## WORK TO COMPLETE
Each line below must be set down exactly; omit any image you find.

## DATA LINES
— begin —

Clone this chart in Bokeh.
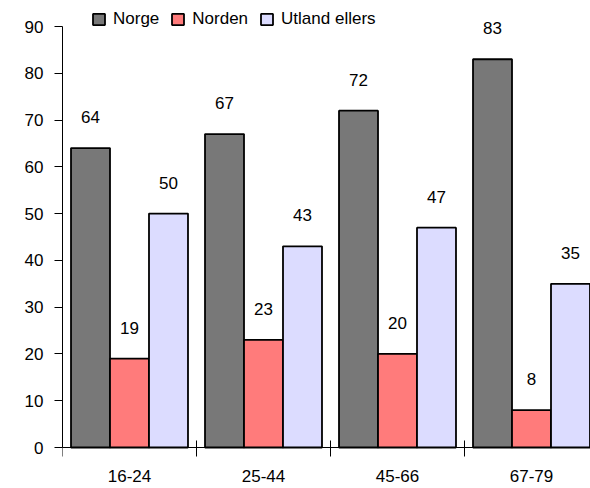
from bokeh.plotting import figure
from bokeh.models import ColumnDataSource, Range1d, FixedTicker
from bokeh.transform import dodge
from bokeh.core.properties import value
from bokeh.embed import file_html
from bokeh.resources import INLINE

categories = ["16-24", "25-44", "45-66", "67-79"]
norge = [64, 67, 72, 83]
norden = [19, 23, 20, 8]
utland = [50, 43, 47, 35]
series_names = ["Norge", "Norden", "Utland ellers"]
y_ticks = [0, 10, 20, 30, 40, 50, 60, 70, 80, 90]

FONT = "Liberation Sans"
FS = "17px"
colors = ["#787878", "#ff7b7b", "#dcdcff"]

centers = [i + 0.5 for i in range(len(categories))]
PX = 421 / 90.0  # pixels per unit

p = figure(width=590, height=488, output_backend="svg", toolbar_location=None,
           x_range=Range1d(0, 528 / 134.0),
           y_range=Range1d(-41 / PX, 447 / PX),
           min_border_left=62, min_border_right=0, min_border_top=0,
           min_border_bottom=0)
p.outline_line_color = None
p.xgrid.visible = False
p.ygrid.visible = False
p.background_fill_color = "white"
p.border_fill_color = "white"

bw = 0.291
offsets = [-bw, 0.0, bw]
for name, vals, col, off in zip(series_names, [norge, norden, utland], colors, offsets):
    src = ColumnDataSource(dict(x=centers, top=vals, label=[str(v) for v in vals]))
    p.vbar(x=dodge("x", off, range=p.x_range), top="top", bottom=0, width=bw, source=src,
           fill_color=col, line_color="black", line_width=1.8, legend_label=name)
    p.text(x=dodge("x", off, range=p.x_range), y="top", text="label", source=src,
           text_font=value(FONT), text_font_size=FS, text_color="black",
           text_align="center", text_baseline="middle", y_offset=-31)

# category labels below the axis line
cat_src = ColumnDataSource(dict(x=centers, y=[0] * len(categories), text=categories))
p.text(x="x", y="y", text="text", source=cat_src, text_font=value(FONT),
       text_font_size=FS, text_color="black", text_align="center",
       text_baseline="bottom", y_offset=34)

# x axis: separators only, fixed at y=0
xa = p.xaxis[0]
xa.fixed_location = 0
xa.ticker = FixedTicker(ticks=[], minor_ticks=[0, 1, 2, 3, 4])
xa.minor_tick_in = 7
xa.minor_tick_out = 9
xa.minor_tick_line_color = "black"
xa.major_tick_line_color = None
xa.major_tick_out = 0
xa.major_tick_in = 0
xa.major_label_text_font_size = "0px"
xa.axis_line_color = "black"
xa.axis_line_width = 1

ya = p.yaxis[0]
ya.ticker = FixedTicker(ticks=y_ticks, minor_ticks=[])
ya.bounds = (0, 90)
ya.major_tick_in = 0
ya.major_tick_out = 8
ya.major_label_standoff = 11
ya.major_label_text_font = FONT
ya.major_label_text_font_size = FS
ya.major_label_text_color = "black"
ya.axis_line_color = "black"
ya.major_tick_line_color = "black"

lg = p.legend[0]
lg.orientation = "horizontal"
lg.location = (29, 459)
lg.padding = 0
lg.margin = 0
lg.spacing = 11
lg.label_standoff = 7
lg.glyph_width = 15
lg.glyph_height = 14
lg.label_text_font = FONT
lg.label_text_font_size = FS
lg.label_text_color = "black"
lg.border_line_color = None
lg.background_fill_alpha = 0

open("out.html", "w").write(file_html(p, INLINE))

— end —

## EXERCISE ANSWER
Clone this chart in Bokeh.
from bokeh.plotting import figure
from bokeh.models import ColumnDataSource, Range1d, FixedTicker
from bokeh.transform import dodge
from bokeh.core.properties import value
from bokeh.embed import file_html
from bokeh.resources import INLINE

categories = ["16-24", "25-44", "45-66", "67-79"]
norge = [64, 67, 72, 83]
norden = [19, 23, 20, 8]
utland = [50, 43, 47, 35]
series_names = ["Norge", "Norden", "Utland ellers"]
y_ticks = [0, 10, 20, 30, 40, 50, 60, 70, 80, 90]

FONT = "Liberation Sans"
FS = "17px"
colors = ["#787878", "#ff7b7b", "#dcdcff"]

centers = [i + 0.5 for i in range(len(categories))]
PX = 421 / 90.0  # pixels per unit

p = figure(width=590, height=488, output_backend="svg", toolbar_location=None,
           x_range=Range1d(0, 528 / 134.0),
           y_range=Range1d(-41 / PX, 447 / PX),
           min_border_left=62, min_border_right=0, min_border_top=0,
           min_border_bottom=0)
p.outline_line_color = None
p.xgrid.visible = False
p.ygrid.visible = False
p.background_fill_color = "white"
p.border_fill_color = "white"

bw = 0.291
offsets = [-bw, 0.0, bw]
for name, vals, col, off in zip(series_names, [norge, norden, utland], colors, offsets):
    src = ColumnDataSource(dict(x=centers, top=vals, label=[str(v) for v in vals]))
    p.vbar(x=dodge("x", off, range=p.x_range), top="top", bottom=0, width=bw, source=src,
           fill_color=col, line_color="black", line_width=1.8, legend_label=name)
    p.text(x=dodge("x", off, range=p.x_range), y="top", text="label", source=src,
           text_font=value(FONT), text_font_size=FS, text_color="black",
           text_align="center", text_baseline="middle", y_offset=-31)

# category labels below the axis line
cat_src = ColumnDataSource(dict(x=centers, y=[0] * len(categories), text=categories))
p.text(x="x", y="y", text="text", source=cat_src, text_font=value(FONT),
       text_font_size=FS, text_color="black", text_align="center",
       text_baseline="bottom", y_offset=34)

# x axis: separators only, fixed at y=0
xa = p.xaxis[0]
xa.fixed_location = 0
xa.ticker = FixedTicker(ticks=[], minor_ticks=[0, 1, 2, 3, 4])
xa.minor_tick_in = 7
xa.minor_tick_out = 9
xa.minor_tick_line_color = "black"
xa.major_tick_line_color = None
xa.major_tick_out = 0
xa.major_tick_in = 0
xa.major_label_text_font_size = "0px"
xa.axis_line_color = "black"
xa.axis_line_width = 1

ya = p.yaxis[0]
ya.ticker = FixedTicker(ticks=y_ticks, minor_ticks=[])
ya.bounds = (0, 90)
ya.major_tick_in = 0
ya.major_tick_out = 8
ya.major_label_standoff = 11
ya.major_label_text_font = FONT
ya.major_label_text_font_size = FS
ya.major_label_text_color = "black"
ya.axis_line_color = "black"
ya.major_tick_line_color = "black"

lg = p.legend[0]
lg.orientation = "horizontal"
lg.location = (29, 459)
lg.padding = 0
lg.margin = 0
lg.spacing = 11
lg.label_standoff = 7
lg.glyph_width = 15
lg.glyph_height = 14
lg.label_text_font = FONT
lg.label_text_font_size = FS
lg.label_text_color = "black"
lg.border_line_color = None
lg.background_fill_alpha = 0

open("out.html", "w").write(file_html(p, INLINE))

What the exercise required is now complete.